Look for "chart" in the listing below. Gather each line that contains it.

• Dataset section:

begin

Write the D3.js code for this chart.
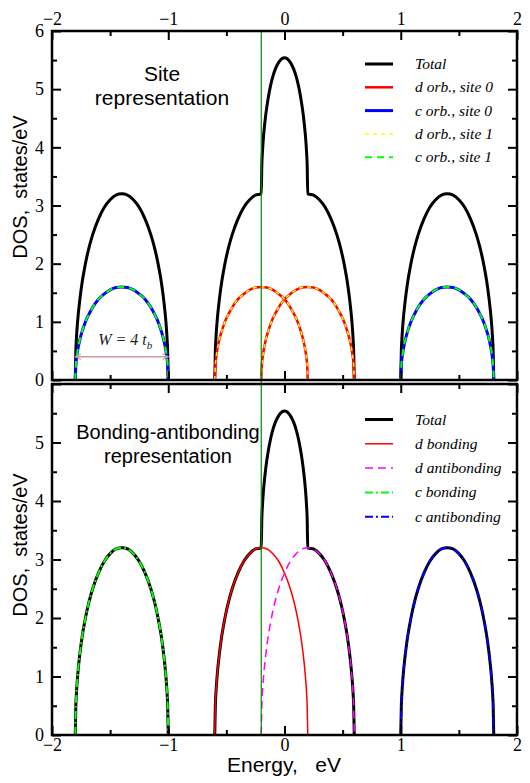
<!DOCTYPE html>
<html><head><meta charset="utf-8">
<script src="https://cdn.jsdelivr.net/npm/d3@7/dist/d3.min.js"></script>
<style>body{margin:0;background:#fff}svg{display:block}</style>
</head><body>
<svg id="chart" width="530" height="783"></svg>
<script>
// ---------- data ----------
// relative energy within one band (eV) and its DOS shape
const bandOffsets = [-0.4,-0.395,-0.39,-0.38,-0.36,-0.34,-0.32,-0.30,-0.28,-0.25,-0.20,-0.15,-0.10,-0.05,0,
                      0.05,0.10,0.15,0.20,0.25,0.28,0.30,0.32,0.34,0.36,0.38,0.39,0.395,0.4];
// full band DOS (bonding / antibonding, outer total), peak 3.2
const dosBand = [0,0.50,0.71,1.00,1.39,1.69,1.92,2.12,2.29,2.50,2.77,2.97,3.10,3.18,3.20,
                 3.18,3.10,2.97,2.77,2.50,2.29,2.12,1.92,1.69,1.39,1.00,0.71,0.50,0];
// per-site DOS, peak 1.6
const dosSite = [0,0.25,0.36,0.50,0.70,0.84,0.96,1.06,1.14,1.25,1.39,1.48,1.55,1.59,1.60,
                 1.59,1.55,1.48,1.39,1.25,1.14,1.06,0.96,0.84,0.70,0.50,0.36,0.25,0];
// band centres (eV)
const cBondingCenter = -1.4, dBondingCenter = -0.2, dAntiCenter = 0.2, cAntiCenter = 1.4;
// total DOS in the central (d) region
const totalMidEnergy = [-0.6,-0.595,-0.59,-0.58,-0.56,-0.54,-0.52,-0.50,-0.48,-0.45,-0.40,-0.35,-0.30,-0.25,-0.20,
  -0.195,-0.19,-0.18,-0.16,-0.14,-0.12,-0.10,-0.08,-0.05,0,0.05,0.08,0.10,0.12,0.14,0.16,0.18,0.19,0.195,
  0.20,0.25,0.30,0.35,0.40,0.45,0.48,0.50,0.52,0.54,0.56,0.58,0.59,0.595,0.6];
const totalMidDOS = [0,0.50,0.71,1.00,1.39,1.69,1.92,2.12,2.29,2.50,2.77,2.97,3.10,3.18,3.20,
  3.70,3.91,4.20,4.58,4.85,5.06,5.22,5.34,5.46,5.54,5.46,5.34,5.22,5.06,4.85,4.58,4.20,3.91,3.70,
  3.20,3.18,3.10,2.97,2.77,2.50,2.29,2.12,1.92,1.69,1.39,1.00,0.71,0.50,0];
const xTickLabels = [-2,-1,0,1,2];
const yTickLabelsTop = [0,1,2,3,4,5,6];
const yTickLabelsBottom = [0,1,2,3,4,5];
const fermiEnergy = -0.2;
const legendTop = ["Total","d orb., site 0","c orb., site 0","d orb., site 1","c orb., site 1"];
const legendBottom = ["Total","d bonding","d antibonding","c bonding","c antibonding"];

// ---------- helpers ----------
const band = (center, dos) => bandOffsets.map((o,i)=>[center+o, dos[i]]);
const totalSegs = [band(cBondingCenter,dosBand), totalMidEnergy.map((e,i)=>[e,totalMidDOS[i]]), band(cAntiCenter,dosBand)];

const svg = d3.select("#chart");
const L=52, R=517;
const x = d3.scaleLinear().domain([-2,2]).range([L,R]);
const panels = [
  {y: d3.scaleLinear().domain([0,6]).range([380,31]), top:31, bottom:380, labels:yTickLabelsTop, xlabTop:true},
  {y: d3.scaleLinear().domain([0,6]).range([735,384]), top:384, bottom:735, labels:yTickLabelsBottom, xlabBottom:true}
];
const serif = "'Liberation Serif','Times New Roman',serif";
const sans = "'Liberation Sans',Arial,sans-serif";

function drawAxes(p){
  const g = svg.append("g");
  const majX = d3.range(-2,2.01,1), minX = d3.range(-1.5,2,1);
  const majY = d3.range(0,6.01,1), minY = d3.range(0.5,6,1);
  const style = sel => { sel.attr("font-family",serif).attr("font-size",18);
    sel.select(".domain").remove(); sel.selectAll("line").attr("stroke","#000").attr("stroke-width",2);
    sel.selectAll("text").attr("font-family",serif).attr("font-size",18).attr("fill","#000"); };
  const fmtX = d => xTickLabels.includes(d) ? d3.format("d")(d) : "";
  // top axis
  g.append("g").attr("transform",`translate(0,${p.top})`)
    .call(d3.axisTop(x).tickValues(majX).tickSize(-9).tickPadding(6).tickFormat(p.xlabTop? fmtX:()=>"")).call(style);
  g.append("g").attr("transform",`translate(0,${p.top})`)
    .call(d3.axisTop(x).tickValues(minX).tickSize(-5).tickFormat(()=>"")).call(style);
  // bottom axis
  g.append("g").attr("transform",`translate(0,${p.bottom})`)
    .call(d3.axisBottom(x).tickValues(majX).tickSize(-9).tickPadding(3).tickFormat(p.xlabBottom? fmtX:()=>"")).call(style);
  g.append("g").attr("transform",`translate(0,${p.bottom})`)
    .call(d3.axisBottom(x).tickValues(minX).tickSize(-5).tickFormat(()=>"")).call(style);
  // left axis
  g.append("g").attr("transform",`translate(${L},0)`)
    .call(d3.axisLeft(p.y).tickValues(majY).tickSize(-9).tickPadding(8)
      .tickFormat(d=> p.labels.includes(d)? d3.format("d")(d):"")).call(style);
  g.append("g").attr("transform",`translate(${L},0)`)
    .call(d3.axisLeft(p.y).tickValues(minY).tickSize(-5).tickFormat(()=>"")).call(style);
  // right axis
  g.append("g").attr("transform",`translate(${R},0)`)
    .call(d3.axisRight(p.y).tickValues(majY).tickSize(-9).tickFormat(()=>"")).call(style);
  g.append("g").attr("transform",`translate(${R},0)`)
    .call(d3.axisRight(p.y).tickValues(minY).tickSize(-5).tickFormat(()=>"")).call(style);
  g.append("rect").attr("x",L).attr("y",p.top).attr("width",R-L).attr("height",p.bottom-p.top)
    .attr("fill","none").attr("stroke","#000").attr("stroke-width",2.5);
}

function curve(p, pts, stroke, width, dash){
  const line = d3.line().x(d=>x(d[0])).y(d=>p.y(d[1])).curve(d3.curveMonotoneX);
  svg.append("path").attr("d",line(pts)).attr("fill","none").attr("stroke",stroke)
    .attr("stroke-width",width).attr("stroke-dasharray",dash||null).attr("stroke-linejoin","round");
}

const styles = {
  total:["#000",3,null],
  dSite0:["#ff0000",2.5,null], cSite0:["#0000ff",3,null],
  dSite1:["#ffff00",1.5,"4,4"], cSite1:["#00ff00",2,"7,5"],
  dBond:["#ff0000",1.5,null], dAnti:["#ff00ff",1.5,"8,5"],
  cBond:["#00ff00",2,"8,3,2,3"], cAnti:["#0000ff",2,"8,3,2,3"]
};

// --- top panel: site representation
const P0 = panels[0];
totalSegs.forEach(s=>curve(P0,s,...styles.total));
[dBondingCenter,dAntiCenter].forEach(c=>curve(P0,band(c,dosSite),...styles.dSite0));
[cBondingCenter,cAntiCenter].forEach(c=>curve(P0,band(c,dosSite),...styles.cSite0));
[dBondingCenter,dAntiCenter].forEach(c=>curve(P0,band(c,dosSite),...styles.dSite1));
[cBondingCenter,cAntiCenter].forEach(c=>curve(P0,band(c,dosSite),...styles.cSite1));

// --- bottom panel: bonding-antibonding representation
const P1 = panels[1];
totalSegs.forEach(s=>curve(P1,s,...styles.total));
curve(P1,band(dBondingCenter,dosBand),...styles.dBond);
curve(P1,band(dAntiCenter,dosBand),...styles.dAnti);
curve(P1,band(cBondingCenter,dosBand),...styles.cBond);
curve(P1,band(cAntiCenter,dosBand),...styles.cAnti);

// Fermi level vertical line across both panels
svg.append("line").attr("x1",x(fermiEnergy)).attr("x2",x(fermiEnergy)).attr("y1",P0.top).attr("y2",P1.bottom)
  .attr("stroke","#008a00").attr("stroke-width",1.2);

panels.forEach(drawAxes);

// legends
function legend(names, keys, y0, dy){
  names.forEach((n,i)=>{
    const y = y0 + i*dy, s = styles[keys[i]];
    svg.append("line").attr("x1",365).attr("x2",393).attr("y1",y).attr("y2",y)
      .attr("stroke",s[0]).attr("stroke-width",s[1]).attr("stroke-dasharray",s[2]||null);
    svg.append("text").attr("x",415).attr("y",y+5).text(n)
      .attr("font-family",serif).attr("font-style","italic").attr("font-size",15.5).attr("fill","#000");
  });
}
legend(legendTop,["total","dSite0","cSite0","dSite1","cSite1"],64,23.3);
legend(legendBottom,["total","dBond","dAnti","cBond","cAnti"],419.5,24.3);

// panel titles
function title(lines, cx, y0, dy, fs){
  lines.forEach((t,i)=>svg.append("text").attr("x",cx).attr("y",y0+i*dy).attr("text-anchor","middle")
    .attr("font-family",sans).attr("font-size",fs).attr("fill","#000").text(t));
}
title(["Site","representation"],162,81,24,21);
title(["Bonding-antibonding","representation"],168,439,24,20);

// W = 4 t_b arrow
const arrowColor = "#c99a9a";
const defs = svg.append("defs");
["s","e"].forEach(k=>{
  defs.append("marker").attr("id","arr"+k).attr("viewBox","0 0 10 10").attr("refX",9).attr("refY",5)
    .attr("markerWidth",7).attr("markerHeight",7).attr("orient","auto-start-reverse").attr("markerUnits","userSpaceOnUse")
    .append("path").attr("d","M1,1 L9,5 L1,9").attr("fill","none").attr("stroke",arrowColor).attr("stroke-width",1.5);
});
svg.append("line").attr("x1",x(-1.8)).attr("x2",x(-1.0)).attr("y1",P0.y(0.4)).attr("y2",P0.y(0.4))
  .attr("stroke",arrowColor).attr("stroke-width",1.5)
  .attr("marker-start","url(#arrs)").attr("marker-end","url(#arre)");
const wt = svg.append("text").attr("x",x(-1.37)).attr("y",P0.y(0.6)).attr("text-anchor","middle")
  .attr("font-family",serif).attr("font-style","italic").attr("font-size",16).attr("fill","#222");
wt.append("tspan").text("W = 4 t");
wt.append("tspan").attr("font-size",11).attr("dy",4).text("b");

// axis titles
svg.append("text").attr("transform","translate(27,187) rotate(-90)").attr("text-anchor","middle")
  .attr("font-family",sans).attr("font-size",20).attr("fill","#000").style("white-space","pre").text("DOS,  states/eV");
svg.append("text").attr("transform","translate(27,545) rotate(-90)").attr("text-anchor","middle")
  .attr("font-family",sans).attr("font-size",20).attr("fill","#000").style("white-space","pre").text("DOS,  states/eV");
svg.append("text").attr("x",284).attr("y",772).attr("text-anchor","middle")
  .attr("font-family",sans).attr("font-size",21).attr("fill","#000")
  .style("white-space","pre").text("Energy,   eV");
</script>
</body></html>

end

• Written answer:
Write the D3.js code for this chart.
<svg id="chart" width="530" height="783"></svg>
const svg = d3.select("#chart");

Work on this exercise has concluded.